Because the Convention would involve an alteration in the law, we come to Parliament and ask Parliament to pass this Bill, Clause 4 of which provides the point about the alteration in the law. I think it is plain, therefore, that whatever else we are doing we are not seeking to undermine the authority of Parliament; nor are we seeking to get away from the two propositions I have enunciated. The real question in this case is: Aye or No, is it right and is it wise that Parliament should give this power? That is not a legal question, but a question of policy. And I venture to think it is a wise step, and is much the better thing to do.

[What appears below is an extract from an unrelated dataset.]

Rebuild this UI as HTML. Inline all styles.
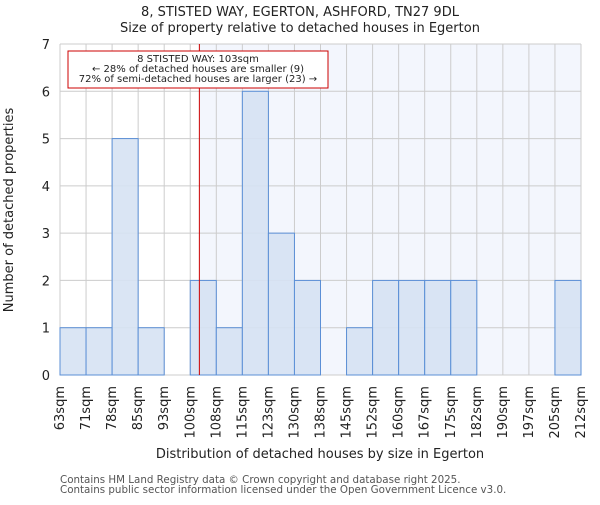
<!DOCTYPE html>
<html><head><meta charset="utf-8"><style>body{margin:0;background:#fff}text{font-family:"DejaVu Sans","Liberation Sans",sans-serif}</style></head>
<body>
<svg width="600" height="500" xmlns="http://www.w3.org/2000/svg">
<g id="chart"></g>
</svg>
<script>
const categories=["63sqm","71sqm","78sqm","85sqm","93sqm","100sqm","108sqm","115sqm","123sqm","130sqm","138sqm","145sqm","152sqm","160sqm","167sqm","175sqm","182sqm","190sqm","197sqm","205sqm","212sqm"];
const counts=[1,1,5,1,0,2,1,6,3,2,0,1,2,2,2,2,0,0,0,2];
const yTicks=[0,1,2,3,4,5,6,7];
const markerBin=5.35;
const NS="http://www.w3.org/2000/svg";
const g=document.getElementById('chart');
const X0=60,X1=581,Y0=375,Y1=44,N=counts.length;
const bw=(X1-X0)/N;
const x=i=>X0+i*bw;
const y=v=>Y0-(v/7)*(Y0-Y1);
function el(t,a,txt){const e=document.createElementNS(NS,t);for(const k in a)e.setAttribute(k,a[k]);if(txt!==undefined)e.textContent=txt;g.appendChild(e);return e;}
const mx=x(markerBin);
let e=el('rect',{x:mx,y:Y1,width:X1-mx,height:Y0-Y1,fill:'#f3f6fd'});

for(let i=0;i<=N;i++){e=el('line',{x1:x(i),x2:x(i),y1:Y1,y2:Y0,stroke:'#cccccc','stroke-width':1});}
yTicks.forEach(v=>{e=el('line',{x1:X0,x2:X1,y1:y(v),y2:y(v),stroke:'#cccccc','stroke-width':1});
e=el('text',{x:X0-10,y:y(v)+5,'text-anchor':'end','font-size':13,fill:'#222'},String(v));});
counts.forEach((c,i)=>{if(c>0){e=el('rect',{x:x(i),y:y(c),width:bw,height:Y0-y(c),fill:'#d6e2f3','fill-opacity':0.9,stroke:'#5b8fd6','stroke-width':1});}});
categories.forEach((c,i)=>{const tx=x(i)+4,ty=386;e=el('text',{x:tx,y:ty,transform:`rotate(-90 ${tx} ${ty})`,'text-anchor':'end','font-size':13,fill:'#222'},c);});
e=el('line',{x1:mx,x2:mx,y1:Y1,y2:Y0,stroke:'#cc0000','stroke-width':1});
e=el('rect',{x:68,y:51,width:260,height:37,fill:'#fff',stroke:'#cc0000','stroke-width':1});
[["8 STISTED WAY: 103sqm",62],["← 28% of detached houses are smaller (9)",72],["72% of semi-detached houses are larger (23) →",82]].forEach(([t,yy])=>{e=el('text',{x:198,y:yy,'text-anchor':'middle','font-size':10,fill:'#222'},t);});
e=el('text',{x:300,y:16,'text-anchor':'middle','font-size':13,fill:'#222'},'8, STISTED WAY, EGERTON, ASHFORD, TN27 9DL');
e=el('text',{x:300,y:32,'text-anchor':'middle','font-size':13,fill:'#222'},'Size of property relative to detached houses in Egerton');
e=el('text',{x:320,y:458,'text-anchor':'middle','font-size':13,fill:'#222'},'Distribution of detached houses by size in Egerton');
e=el('text',{x:13,y:210,transform:'rotate(-90 13 210)','text-anchor':'middle','font-size':13,fill:'#222'},'Number of detached properties');
e=el('text',{x:60,y:483,'font-size':10.3,fill:'#555'},'Contains HM Land Registry data © Crown copyright and database right 2025.');
e=el('text',{x:60,y:493,'font-size':10.3,fill:'#555'},'Contains public sector information licensed under the Open Government Licence v3.0.');
</script>
</body></html>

I would point out one other fact. The scheme of this Bill is that this provision may be brought into force by means of an Order in Council. That is the effect of Clause 6 (2). An Order in Council may be revoked by a later Order in Council. Therefore, if Parliament thought that the Executive were acting foolishly in this matter, they could assert indirect pressure upon the Executive to make the Executive promulgate a Second Order in Council reversing the first Order. If you imagine that Parliament is becoming the 1270 sort of Parliament you would have in a completely servile State, then we need not bother about it; in the first place, that is never going to happen, and, in the second, it would be no good speculating if it did. So long as Parliament remains free and master of the situation, the Executive, I hope and believe, can always be brought to book by Parliament; and if the Executive does wrong, then there are ample means of making it go right. I suggest to your Lordships that this is a useful little Bill, and that it contains all the safeguards which one would expect in a matter of this sort. Accordingly, I beg to move that this Bill be read a Third time.
§ Moved, That the Bill be now read 3a.—(The Lord Chancellor.)
§ 8.8 p.m.
§ LORD DE L'ISLE AND DUDLEY
My Lords, despite the charming compliments which the noble and learned Viscount was good enough to pay to me, I am not going to venture further than I need, now or on any future occasion, into the question of constitutional law. I am grateful to the noble and learned Viscount, and to the noble Lord, Lord Henderson, for explaining the legal points involved in this Bill. It is not the intention of noble Lords on this side of the House to obstruct the passage of the Bill into law. On the other hand, I do not apologise for having moved the Amendment I moved in Committee yesterday. Parliament should be very jealous of its powers, and I think that precedents are rather like grains of mustard seed—I have noticed it even in my short Parliamentary experience—small precedents grow into very large trees. I feel that we must look carefully to see whether we are creating a small precedent which might be expanded by a future Parliament. With that short comment, I would like at this late hour just to thank the noble and learned Viscount again, and I hope that the Bill will pass into law without further obstruction.
§ On Question, Bill read 3a, and passed.